The ensuing montage shows the plan orchestrated perfectly, the visceral brutality of prison shankings set to Nat King Cole’s ‘Pick Yourself Up’. As with most songs in the show carefully lyrically chosen, the schmaltzy music strikingly offsets the wave of brutal killings. The scene culminates with Jack calling Walt to say: “It’s done”.

Season 5 – Episode 13 To’hajiilee/ Episode 14 Ozymandias

“My name is ASAC Schrader, and you can go fuck yourself”

Closing out the 13th episode overlapping into the 14th, Hank’s successful chase concludes in him finally managing to outsmart his brother in law, trapping Walt in the remote location of the first place he and Jesse ever cooked, conveniently also where he has his money buried. Things take a decided turn for the worse with the ominously funereal paced arrival of Uncle Jack’s heavily tooled up white supremacist gang. The subsequent few minutes see Hank’s cold blooded execution and the point Walt loses ultimate control of his life, his family torn apart and his millions stolen.

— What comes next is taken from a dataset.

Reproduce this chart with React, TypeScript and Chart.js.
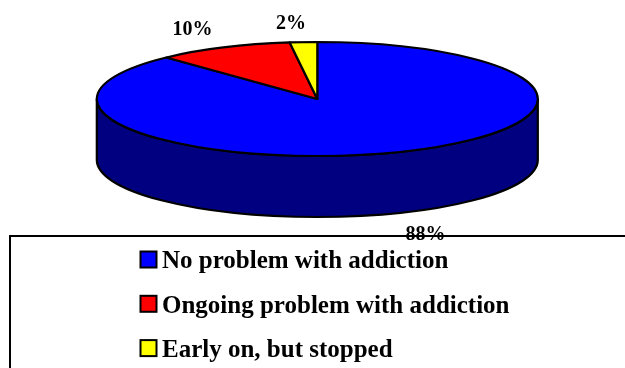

After surviving a hail of bullets of Third Reich esque proportions, in a shoot out with the ‘Nazis’ that kills his partner Gomie, Hank rightfully goes out like a boss, refusing to beg and telling Uncle Jack to go fuck himself.

Despite being 2 episodes from the end of the season, as usual the brilliance in leading you into believing Jesse also might meet his demise is exceptional. Essentially the crux of the whole saga, the scene is brutally effective in resolving Hank’s pursuit of Heisenberg and setting in motion the events of the final showdown in the remaining episodes.